DATA SECTION:
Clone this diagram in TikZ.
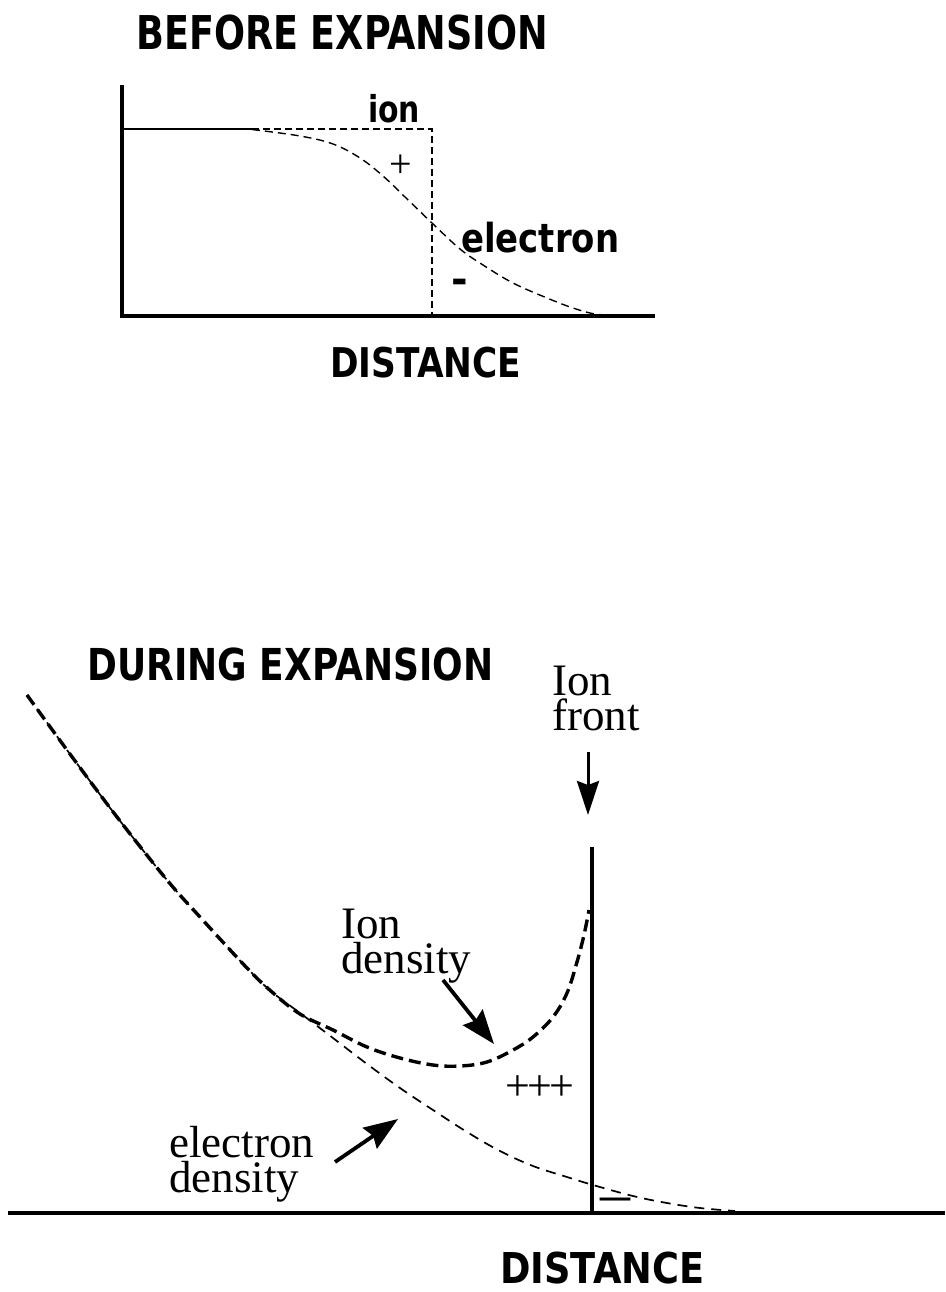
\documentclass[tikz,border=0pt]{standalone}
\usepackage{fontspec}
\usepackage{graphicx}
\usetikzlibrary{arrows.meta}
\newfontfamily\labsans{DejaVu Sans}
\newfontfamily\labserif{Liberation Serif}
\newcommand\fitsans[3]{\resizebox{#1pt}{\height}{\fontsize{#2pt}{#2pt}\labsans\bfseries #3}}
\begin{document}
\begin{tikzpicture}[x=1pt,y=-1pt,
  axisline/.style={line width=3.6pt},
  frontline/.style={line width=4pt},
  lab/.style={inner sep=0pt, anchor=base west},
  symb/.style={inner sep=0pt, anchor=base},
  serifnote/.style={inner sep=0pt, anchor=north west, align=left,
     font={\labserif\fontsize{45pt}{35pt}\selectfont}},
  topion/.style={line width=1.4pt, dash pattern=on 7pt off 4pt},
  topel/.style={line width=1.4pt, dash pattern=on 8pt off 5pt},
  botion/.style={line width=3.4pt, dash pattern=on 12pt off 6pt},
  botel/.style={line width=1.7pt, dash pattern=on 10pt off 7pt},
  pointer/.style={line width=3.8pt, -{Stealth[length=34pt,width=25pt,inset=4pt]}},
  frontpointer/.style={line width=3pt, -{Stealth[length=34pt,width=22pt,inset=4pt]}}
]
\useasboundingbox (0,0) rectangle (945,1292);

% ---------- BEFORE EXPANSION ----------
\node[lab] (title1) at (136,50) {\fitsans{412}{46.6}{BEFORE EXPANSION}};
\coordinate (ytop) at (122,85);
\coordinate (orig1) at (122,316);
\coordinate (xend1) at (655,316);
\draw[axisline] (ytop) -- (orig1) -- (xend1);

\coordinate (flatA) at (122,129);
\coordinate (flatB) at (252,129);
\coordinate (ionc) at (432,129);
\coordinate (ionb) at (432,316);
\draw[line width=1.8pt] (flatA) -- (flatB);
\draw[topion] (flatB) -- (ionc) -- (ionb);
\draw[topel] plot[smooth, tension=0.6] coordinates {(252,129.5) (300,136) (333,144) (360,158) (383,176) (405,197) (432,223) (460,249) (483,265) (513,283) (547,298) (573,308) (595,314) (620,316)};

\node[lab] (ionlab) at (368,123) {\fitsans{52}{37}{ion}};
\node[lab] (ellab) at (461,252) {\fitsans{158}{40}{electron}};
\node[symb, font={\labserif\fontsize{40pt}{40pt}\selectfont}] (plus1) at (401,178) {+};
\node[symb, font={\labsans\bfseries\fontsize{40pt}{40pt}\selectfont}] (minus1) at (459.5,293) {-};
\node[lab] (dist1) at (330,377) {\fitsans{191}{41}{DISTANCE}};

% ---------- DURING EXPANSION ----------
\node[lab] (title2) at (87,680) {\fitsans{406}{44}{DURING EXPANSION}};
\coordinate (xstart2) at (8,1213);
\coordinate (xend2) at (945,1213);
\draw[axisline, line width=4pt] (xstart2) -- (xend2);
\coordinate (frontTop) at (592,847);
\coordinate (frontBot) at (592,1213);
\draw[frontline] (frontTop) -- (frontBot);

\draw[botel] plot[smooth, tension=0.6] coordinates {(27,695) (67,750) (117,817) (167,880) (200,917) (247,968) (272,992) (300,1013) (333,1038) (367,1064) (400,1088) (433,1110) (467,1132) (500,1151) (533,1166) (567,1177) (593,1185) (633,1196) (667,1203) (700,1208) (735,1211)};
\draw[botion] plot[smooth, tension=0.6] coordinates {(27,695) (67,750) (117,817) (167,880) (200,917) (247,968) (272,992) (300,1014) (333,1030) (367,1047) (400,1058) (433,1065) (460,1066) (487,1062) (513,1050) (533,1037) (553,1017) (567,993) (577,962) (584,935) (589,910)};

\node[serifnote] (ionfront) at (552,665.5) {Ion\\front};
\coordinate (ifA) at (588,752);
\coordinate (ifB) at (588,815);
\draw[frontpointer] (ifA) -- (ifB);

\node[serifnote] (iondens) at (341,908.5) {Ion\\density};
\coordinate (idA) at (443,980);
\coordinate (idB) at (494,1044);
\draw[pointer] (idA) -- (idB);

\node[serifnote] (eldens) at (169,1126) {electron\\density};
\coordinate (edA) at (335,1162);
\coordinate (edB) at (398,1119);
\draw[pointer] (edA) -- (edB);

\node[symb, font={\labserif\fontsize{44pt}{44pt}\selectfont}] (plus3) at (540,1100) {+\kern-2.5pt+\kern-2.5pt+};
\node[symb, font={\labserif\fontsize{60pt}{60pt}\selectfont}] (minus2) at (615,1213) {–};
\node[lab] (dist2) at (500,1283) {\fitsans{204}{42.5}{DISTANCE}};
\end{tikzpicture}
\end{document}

WRITTEN TASK: Reproduce every line of the material precisely, omitting its pictures.

RESULT BELOW:
Clone this diagram in TikZ.
\documentclass[tikz,border=0pt]{standalone}
\usepackage{fontspec}
\usepackage{graphicx}
\usetikzlibrary{arrows.meta}
\newfontfamily\labsans{DejaVu Sans}
\newfontfamily\labserif{Liberation Serif}
\newcommand\fitsans[3]{\resizebox{#1pt}{\height}{\fontsize{#2pt}{#2pt}\labsans\bfseries #3}}
\begin{document}
\begin{tikzpicture}[x=1pt,y=-1pt,
  axisline/.style={line width=3.6pt},
  frontline/.style={line width=4pt},
  lab/.style={inner sep=0pt, anchor=base west},
  symb/.style={inner sep=0pt, anchor=base},
  serifnote/.style={inner sep=0pt, anchor=north west, align=left,
     font={\labserif\fontsize{45pt}{35pt}\selectfont}},
  topion/.style={line width=1.4pt, dash pattern=on 7pt off 4pt},
  topel/.style={line width=1.4pt, dash pattern=on 8pt off 5pt},
  botion/.style={line width=3.4pt, dash pattern=on 12pt off 6pt},
  botel/.style={line width=1.7pt, dash pattern=on 10pt off 7pt},
  pointer/.style={line width=3.8pt, -{Stealth[length=34pt,width=25pt,inset=4pt]}},
  frontpointer/.style={line width=3pt, -{Stealth[length=34pt,width=22pt,inset=4pt]}}
]
\useasboundingbox (0,0) rectangle (945,1292);

% ---------- BEFORE EXPANSION ----------
\node[lab] (title1) at (136,50) {\fitsans{412}{46.6}{BEFORE EXPANSION}};
\coordinate (ytop) at (122,85);
\coordinate (orig1) at (122,316);
\coordinate (xend1) at (655,316);
\draw[axisline] (ytop) -- (orig1) -- (xend1);

\coordinate (flatA) at (122,129);
\coordinate (flatB) at (252,129);
\coordinate (ionc) at (432,129);
\coordinate (ionb) at (432,316);
\draw[line width=1.8pt] (flatA) -- (flatB);
\draw[topion] (flatB) -- (ionc) -- (ionb);
\draw[topel] plot[smooth, tension=0.6] coordinates {(252,129.5) (300,136) (333,144) (360,158) (383,176) (405,197) (432,223) (460,249) (483,265) (513,283) (547,298) (573,308) (595,314) (620,316)};

\node[lab] (ionlab) at (368,123) {\fitsans{52}{37}{ion}};
\node[lab] (ellab) at (461,252) {\fitsans{158}{40}{electron}};
\node[symb, font={\labserif\fontsize{40pt}{40pt}\selectfont}] (plus1) at (401,178) {+};
\node[symb, font={\labsans\bfseries\fontsize{40pt}{40pt}\selectfont}] (minus1) at (459.5,293) {-};
\node[lab] (dist1) at (330,377) {\fitsans{191}{41}{DISTANCE}};

% ---------- DURING EXPANSION ----------
\node[lab] (title2) at (87,680) {\fitsans{406}{44}{DURING EXPANSION}};
\coordinate (xstart2) at (8,1213);
\coordinate (xend2) at (945,1213);
\draw[axisline, line width=4pt] (xstart2) -- (xend2);
\coordinate (frontTop) at (592,847);
\coordinate (frontBot) at (592,1213);
\draw[frontline] (frontTop) -- (frontBot);

\draw[botel] plot[smooth, tension=0.6] coordinates {(27,695) (67,750) (117,817) (167,880) (200,917) (247,968) (272,992) (300,1013) (333,1038) (367,1064) (400,1088) (433,1110) (467,1132) (500,1151) (533,1166) (567,1177) (593,1185) (633,1196) (667,1203) (700,1208) (735,1211)};
\draw[botion] plot[smooth, tension=0.6] coordinates {(27,695) (67,750) (117,817) (167,880) (200,917) (247,968) (272,992) (300,1014) (333,1030) (367,1047) (400,1058) (433,1065) (460,1066) (487,1062) (513,1050) (533,1037) (553,1017) (567,993) (577,962) (584,935) (589,910)};

\node[serifnote] (ionfront) at (552,665.5) {Ion\\front};
\coordinate (ifA) at (588,752);
\coordinate (ifB) at (588,815);
\draw[frontpointer] (ifA) -- (ifB);

\node[serifnote] (iondens) at (341,908.5) {Ion\\density};
\coordinate (idA) at (443,980);
\coordinate (idB) at (494,1044);
\draw[pointer] (idA) -- (idB);

\node[serifnote] (eldens) at (169,1126) {electron\\density};
\coordinate (edA) at (335,1162);
\coordinate (edB) at (398,1119);
\draw[pointer] (edA) -- (edB);

\node[symb, font={\labserif\fontsize{44pt}{44pt}\selectfont}] (plus3) at (540,1100) {+\kern-2.5pt+\kern-2.5pt+};
\node[symb, font={\labserif\fontsize{60pt}{60pt}\selectfont}] (minus2) at (615,1213) {–};
\node[lab] (dist2) at (500,1283) {\fitsans{204}{42.5}{DISTANCE}};
\end{tikzpicture}
\end{document}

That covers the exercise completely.